Hairy, I don't see anything wrong with your approach except for the fact that you did not mention that you were going to tell this to your wife, in plain language. JUST how you told us.
Imo, it can't really be a boundary unless it is communicated to the other person in some fashion. Otherwise it is resignation. The other person has to know where they stand and what you are all about. I know, for myself, I would hate it if my H had made a boundary and then not told me about it and left it up to me to guess/assume/wonder what was going on. Oh wait, he did do that. For four years.
Now, to be fair, I did not confront him on this (for my own chickenpoop reasons) but still.....it rankled me for a looong time that he had made a decision and not told me about it.
I think your wife deserves to know what is going on inside you.
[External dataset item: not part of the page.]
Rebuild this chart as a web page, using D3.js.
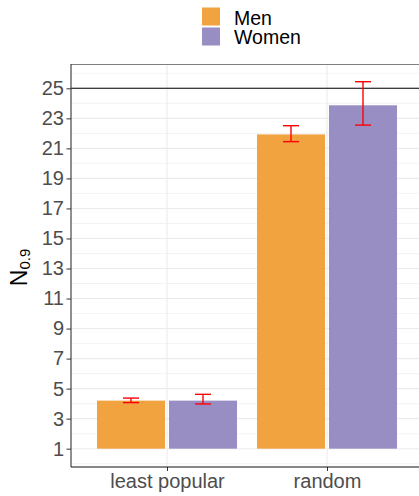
<!DOCTYPE html>
<html><head><meta charset="utf-8">
<script src="https://cdn.jsdelivr.net/npm/d3@7"></script>
<style>body{margin:0;background:#fff}svg{display:block;font-family:"Liberation Sans",Arial,sans-serif}</style>
</head><body><svg id="c" width="419" height="496"></svg>
<script>
const categories = ["least popular", "random"];
const groups = ["Men", "Women"];
const colors = ["#f1a340", "#998ec3"];
const menValues = [4.2, 21.93];
const womenValues = [4.2, 23.87];
const menLow = [4.07, 21.45];
const menHigh = [4.37, 22.51];
const womenLow = [3.98, 22.55];
const womenHigh = [4.62, 25.44];
const yTicks = [1, 3, 5, 7, 9, 11, 13, 15, 17, 19, 21, 23, 25];
const refLine = 25;
const barBase = 1;

const svg = d3.select("#c");
const L = 71, R = 423, T = 64, B = 467;
const y = d3.scaleLinear().domain([-0.22, 26.62]).range([B, T]);
const x = d3.scaleLinear().domain([0.4, 2.6]).range([L, R]);
const dodge = 0.225;

// grid
const g = svg.append("g");
d3.range(0, 27).forEach(v => {
  g.append("line").attr("x1", L).attr("x2", 419).attr("y1", y(v)).attr("y2", y(v))
   .attr("stroke", "#ebebeb").attr("stroke-width", v % 2 ? 1.1 : 0.6);
});
categories.forEach((c, i) => {
  g.append("line").attr("x1", x(i + 1)).attr("x2", x(i + 1)).attr("y1", T).attr("y2", B)
   .attr("stroke", "#ebebeb").attr("stroke-width", 1.1);
});
// top border
svg.append("line").attr("x1", L).attr("x2", 419).attr("y1", T + 0.5).attr("y2", T + 0.5).attr("stroke", "#7f7f7f").attr("stroke-width", 1);

// bars
const series = [
  {vals: menValues, lo: menLow, hi: menHigh, off: -dodge, col: colors[0]},
  {vals: womenValues, lo: womenLow, hi: womenHigh, off: dodge, col: colors[1]}
];
series.forEach(s => {
  s.vals.forEach((v, i) => {
    const c = i + 1 + s.off;
    const x0 = x(c - dodge) + 2, x1 = x(c + dodge) - 2;
    svg.append("rect").attr("x", x0).attr("width", x1 - x0)
      .attr("y", y(v)).attr("height", y(barBase) - y(v)).attr("fill", s.col);
  });
});
// reference line
svg.append("line").attr("x1", L).attr("x2", 419).attr("y1", y(refLine)).attr("y2", y(refLine))
  .attr("stroke", "#000").attr("stroke-width", 1.1);
// error bars
series.forEach(s => {
  s.vals.forEach((v, i) => {
    const c = i + 1 + s.off;
    const cx = x(c), hw = 8;
    const eg = svg.append("g").attr("stroke", "#ff0000").attr("stroke-width", 1.4).attr("fill", "none");
    eg.append("line").attr("x1", cx).attr("x2", cx).attr("y1", y(s.lo[i])).attr("y2", y(s.hi[i]));
    eg.append("line").attr("x1", cx - hw).attr("x2", cx + hw).attr("y1", y(s.lo[i])).attr("y2", y(s.lo[i]));
    eg.append("line").attr("x1", cx - hw).attr("x2", cx + hw).attr("y1", y(s.hi[i])).attr("y2", y(s.hi[i]));
  });
});

// axes
const ya = svg.append("g").attr("transform", `translate(${L},0)`)
  .call(d3.axisLeft(y).tickValues(yTicks).tickSize(4.5).tickPadding(2.5).tickFormat(d3.format("d")));
ya.select(".domain").remove();
ya.selectAll(".tick line").attr("stroke", "#333");
ya.selectAll("text").attr("font-size", 20).attr("fill", "#4d4d4d").attr("font-family", "Liberation Sans, Arial, sans-serif");
svg.append("line").attr("x1", L).attr("x2", L).attr("y1", T).attr("y2", B).attr("stroke", "#333").attr("stroke-width", 1.1);

const xa = svg.append("g").attr("transform", `translate(0,${B})`)
  .call(d3.axisBottom(x).tickValues([1, 2]).tickSize(4).tickPadding(3).tickFormat(d => categories[d - 1]));
xa.select(".domain").remove();
xa.selectAll(".tick line").attr("stroke", "#333");
xa.selectAll("text").attr("font-size", 20).attr("fill", "#4d4d4d").attr("font-family", "Liberation Sans, Arial, sans-serif");
svg.append("line").attr("x1", L).attr("x2", 419).attr("y1", B).attr("y2", B).attr("stroke", "#111").attr("stroke-width", 1.2);

// y label
const yl = svg.append("text").attr("transform", `translate(27,${(T + B) / 2 + 2}) rotate(-90)`)
  .attr("text-anchor", "middle").attr("font-size", 23).attr("fill", "#000");
yl.append("tspan").text("N");
yl.append("tspan").attr("font-size", 15).attr("dy", 3).text("0.9");

// legend
groups.forEach((gname, i) => {
  svg.append("rect").attr("x", 202).attr("y", 7.5 + i * 20).attr("width", 18).attr("height", 18).attr("fill", colors[i]);
  svg.append("text").attr("x", 234).attr("y", 25 + i * 19.3).attr("font-size", 19.5).attr("fill", "#000").text(gname);
});
</script></body></html>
I believe what she was trying to do last night was to self disclose. Now we all know that she sucks at this and so instead of REALLY disclosing anything, she just gets defensive and says abrasive things to you designed to get you riled up.....but still.....I believe that in her heart she INTENDED to have a heart to heart with you. It's just that when the rubber hits the road, she can't bring herself to be vulnerable. Oh well her loss.
I just wanted to say that a true boundary occurs when you SAY it to the other person...'Hey this is what I am all about and this is what I intend to do about it.'
Best of luck and we are all pulling for you. I think this is definitely an opportunity for a 180 and you shouldn't let it pass. The 180 being, of course, your golden opportunity to say "you know what...your offering of Maybe Sex/Maybe Not sucks and I have no intention of living the rest of my life that way. Until that day I will treat you with love and respect but don't say I didn't warn you about what lies ahead if it stays this way."
Ok, so maybe not in such a threatening way...Mo's way sounded MUCH better, but you kwim!